The plans were published in the party’s May 18 manifesto before next month’s general election. However, the party’s press office failed to respond to emails and telephone calls from Bloomberg BNA requesting further detail and comment on its promise for “ tougher regulations” on tax advisory firms.
The pledge comes as Her Majesty’s Revenue and Customs, the U.K.’s tax authority, aims to raise an additional 5 billion pounds ($6.5 billion) a year by 2020 through tackling abusive tax arrangements, aggressive planning and tax system imbalances.
With Prime Minister Theresa May leading the polls by as much as 20 points, the Conservatives are tipped to win the June 8 election, increasing the likelihood of the tougher regulations becoming law.

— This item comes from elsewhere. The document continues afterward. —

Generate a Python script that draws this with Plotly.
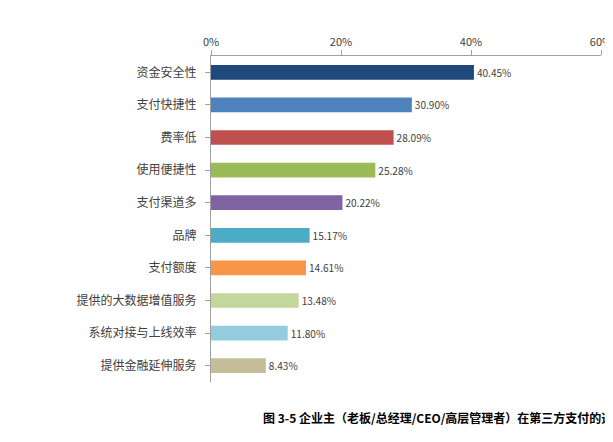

Amid the silence from the party, tax practitioners have suggested that the manifesto pledge may relate to legislation initially included in the 2017 Finance Bill—which targeted “enablers” of tax avoidance—that the government subsequently dropped because of the snap election’s timing.
The dropped measure introduced a “penalty for any person who enables the use of abusive tax avoidance arrangements, which are later defeated,” according to the finance bill’s explanatory notes. Enablers are “those who design, market or otherwise facilitate tax avoidance,” it added.

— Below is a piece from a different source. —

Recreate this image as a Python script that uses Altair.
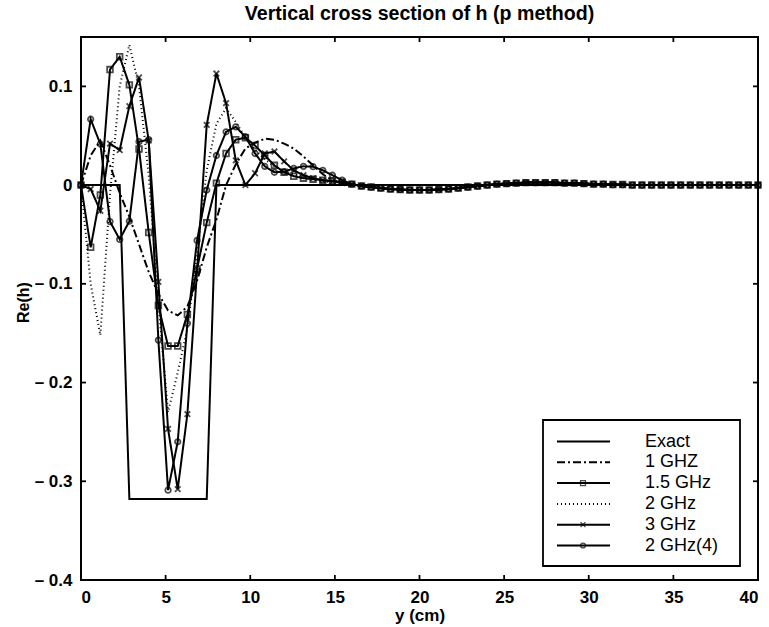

Anita Monteith, technical tax manager at the Institute of Chartered Accountants in England and Wales, told Bloomberg BNA in a May 18 email that the dropped legislation for tax abuse enablers “will be relatively easy to resurrect” if the Conservatives are re-elected “as it is already written.”
Jonathan Riley, Grant Thornton U.K.’s head of tax, told Bloomberg BNA in a May 18 email that the Conservatives must target the measure correctly if it in fact relates to the finance bill’s draft laws.

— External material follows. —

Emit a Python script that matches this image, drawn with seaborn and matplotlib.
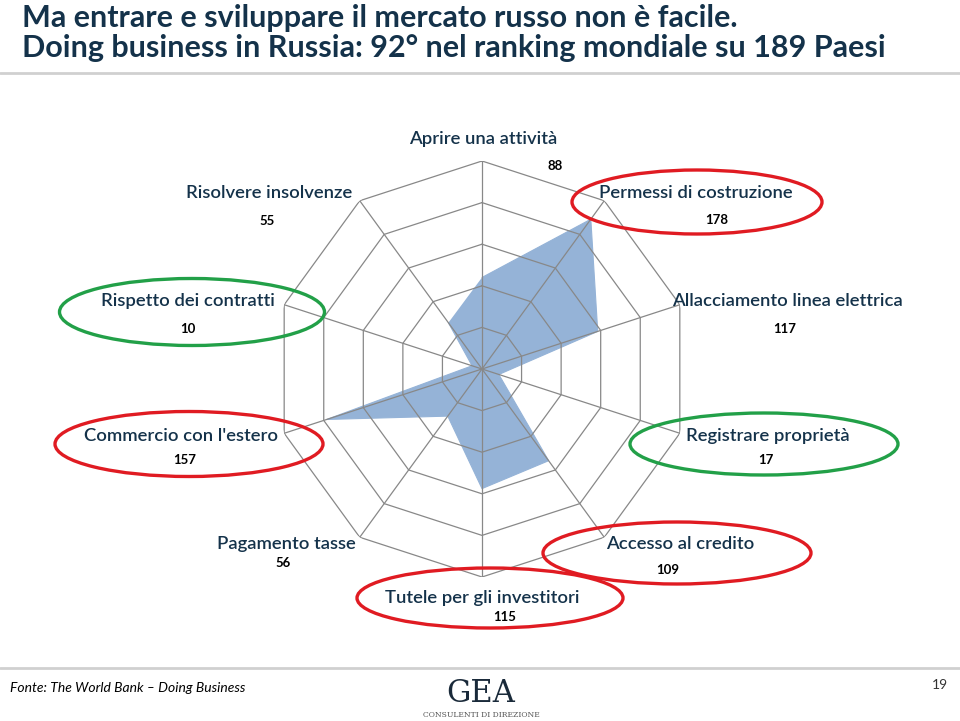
import numpy as np
import pandas as pd
import seaborn as sns
from matplotlib import pyplot as plt
from matplotlib.patches import Ellipse

sns.set_theme(style="white")
plt.rcParams['font.family'] = ['Lato', 'DejaVu Sans']

# Dati: Doing Business, posizione della Russia per indicatore
categorie = ["Aprire una attività", "Permessi di costruzione", "Allacciamento linea elettrica",
             "Registrare proprietà", "Accesso al credito", "Tutele per gli investitori",
             "Pagamento tasse", "Commercio con l'estero", "Rispetto dei contratti",
             "Risolvere insolvenze"]
ranking = [88, 178, 117, 17, 109, 115, 56, 157, 10, 55]
anelli = [40, 80, 120, 160, 200]

# evidenziazioni (rosso = critico, verde = buono)
rossi = ["Permessi di costruzione", "Commercio con l'estero", "Accesso al credito",
         "Tutele per gli investitori"]
verdi = ["Rispetto dei contratti", "Registrare proprietà"]

# posizioni in pixel: (etichetta x, y), (valore x, y), (ellisse cx, cy, w, h)
pos = {
    "Aprire una attività": ((483, 139), (555, 166), None),
    "Permessi di costruzione": ((696, 193), (717, 220), (697, 202, 250, 64)),
    "Allacciamento linea elettrica": ((787, 301), (785, 329), None),
    "Registrare proprietà": ((768, 436), (766, 460), (764, 444, 268, 62)),
    "Accesso al credito": ((680, 544), (668, 570), (677, 553, 268, 62)),
    "Tutele per gli investitori": ((482, 598), (505, 617), (490, 598, 266, 60)),
    "Pagamento tasse": ((286, 544), (283, 563), None),
    "Commercio con l'estero": ((181, 436), (185, 460), (189, 444, 268, 65)),
    "Rispetto dei contratti": ((188, 301), (188, 329), (192, 312, 265, 67)),
    "Risolvere insolvenze": ((269, 193), (267, 221), None),
}

W, H = 960, 721
fig = plt.figure(figsize=(9.6, 7.21), dpi=100)
fig.patch.set_facecolor("white")

cx, cy, R = 482, 369, 208
ax = fig.add_axes([(cx - R) / W, (H - cy - R) / H, 2 * R / W, 2 * R / H], projection="polar")
ax.set_theta_zero_location("N")
ax.set_theta_direction(-1)
ax.set_ylim(0, 200)
ax.grid(False)
ax.spines["polar"].set_visible(False)
ax.set_xticks([])
ax.set_yticks([])
ax.set_facecolor("none")

n = len(categorie)
ang = np.arange(n) * 2 * np.pi / n
df = pd.DataFrame({"theta": np.append(ang, ang[0]), "r": ranking + ranking[:1]})

ax.fill(df["theta"], df["r"], color="#95B3D7", lw=0, zorder=1)
sns.lineplot(data=df, x="theta", y="r", sort=False, ax=ax, color="#95B3D7", lw=0.8, zorder=1)

grigio = "#888888"
for r in anelli:
    ax.plot(df["theta"], [r] * (n + 1), color=grigio, lw=0.9, zorder=2)
for a in ang:
    ax.plot([a, a], [0, anelli[-1]], color=grigio, lw=0.9, zorder=2)
ax.set_xlabel("")
ax.set_ylabel("")

# livello testi
ov = fig.add_axes([0, 0, 1, 1])
ov.set_xlim(0, W)
ov.set_ylim(H, 0)
ov.axis("off")
ov.patch.set_alpha(0)

blu = "#14324A"
ov.text(22, 18, "Ma entrare e sviluppare il mercato russo non è facile.", fontsize=22,
        fontweight="bold", color=blu, va="center", ha="left")
ov.text(22, 48, "Doing business in Russia: 92° nel ranking mondiale su 189 Paesi", fontsize=22,
        fontweight="bold", color=blu, va="center", ha="left")
ov.plot([0, W], [73, 73], color="#d0d0d0", lw=2)

for cat, val in zip(categorie, ranking):
    (lx, ly), (vx, vy), ell = pos[cat]
    ov.text(lx, ly, cat, fontsize=13.3, fontweight="semibold", color=blu, ha="center", va="center")
    ov.text(vx, vy, str(val), fontsize=9.5, fontweight="bold", color="black", ha="center", va="center")
    if ell is not None:
        col = "#E01B22" if cat in rossi else "#22A048"
        ov.add_patch(Ellipse((ell[0], ell[1]), ell[2], ell[3], fill=False, edgecolor=col, lw=2.4))

ov.plot([0, W], [668, 668], color="#d0d0d0", lw=2)
ov.text(10, 688, "Fonte: The World Bank – Doing Business", fontsize=10, style="italic",
        color="black", ha="left", va="center")
ov.text(940, 685, "19", fontsize=10, color="#333333", ha="center", va="center")
ov.text(481, 694, "GEA", fontsize=22, family="DejaVu Serif", color="#1a2a3a", ha="center", va="center")
ov.text(481, 715, "CONSULENTI DI DIREZIONE", fontsize=5.5, family="DejaVu Serif", color="#555555",
        ha="center", va="center")

fig.savefig("out.png", dpi=100, facecolor="white")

It needs to “penalise those who have enabled aggressive artificial tax avoidance, not those who advise their clients based on a reasonable interpretation of very complex tax laws,” he said.
The pledge for stricter rules comes as tax advisers already face tougher regulation.
In November 2016, the U.K.’s tax advisers received a warning against encouraging or engaging with tax avoidance schemes under new guidelines from the country’s top tax and accounting bodies.
Tax advisers must not create, encourage or promote tax strategies that achieve results contrary to the intention of U.K. tax laws or seek to exploit loopholes within existing legislation, the U.K.’s seven leading tax and accounting bodies said in a Nov. 1 statement on the updated tax adviser code.
The revised guidelines, the Professional Conduct in Relation to Tax, followed the U.K. government’s call in March 2015 for professional tax and accounting regulators to take more responsibility with establishing and enforcing standards around the promotion of tax avoidance.
Expectations “in relation to tax planning have evolved significantly in recent years,” the statement said. “Fundamental professional obligations to act with integrity and uphold the reputation of the profession and of clients would not be met if our rules did not also change to recognize this.”
The updated code of conduct took effect from March 2017. It also pledged disciplinary action on any member among the seven U.K. regulatory bodies that breaks the outlined professional standards.